MOL-Mamba: Enhancing Molecular Representation with Structural & Electronic Insights
This work addresses the need for more accurate molecular representations in tasks like drug design, though it appears incremental by building on existing graph-based methods.
The paper tackled the problem of incomplete molecular representation in machine learning by introducing MOL-Mamba, a framework that integrates structural and electronic insights, and it outperformed state-of-the-art baselines across eleven chemical-biological molecular datasets.

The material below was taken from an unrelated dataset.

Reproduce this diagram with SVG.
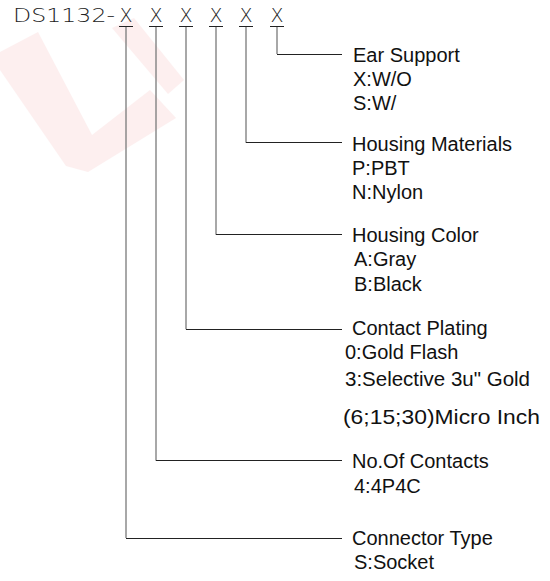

Molecular representation learning plays a crucial role in various downstream tasks, such as molecular property prediction and drug design. To accurately represent molecules, Graph Neural Networks (GNNs) and Graph Transformers (GTs) have shown potential in the realm of self-supervised pretraining. However, existing approaches often overlook the relationship between molecular structure and electronic information, as well as the internal semantic reasoning within molecules. This omission of fundamental chemical knowledge in graph semantics leads to incomplete molecular representations, missing the integration of structural and electronic data. To address these issues, we introduce MOL-Mamba, a framework that enhances molecular representation by combining structural and electronic insights. MOL-Mamba consists of an Atom & Fragment Mamba-Graph (MG) for hierarchical structural reasoning and a Mamba-Transformer (MT) fuser for integrating molecular structure and electronic correlation learning. Additionally, we propose a Structural Distribution Collaborative Training and E-semantic Fusion Training framework to further enhance molecular representation learning. Extensive experiments demonstrate that MOL-Mamba outperforms state-of-the-art baselines across eleven chemical-biological molecular datasets.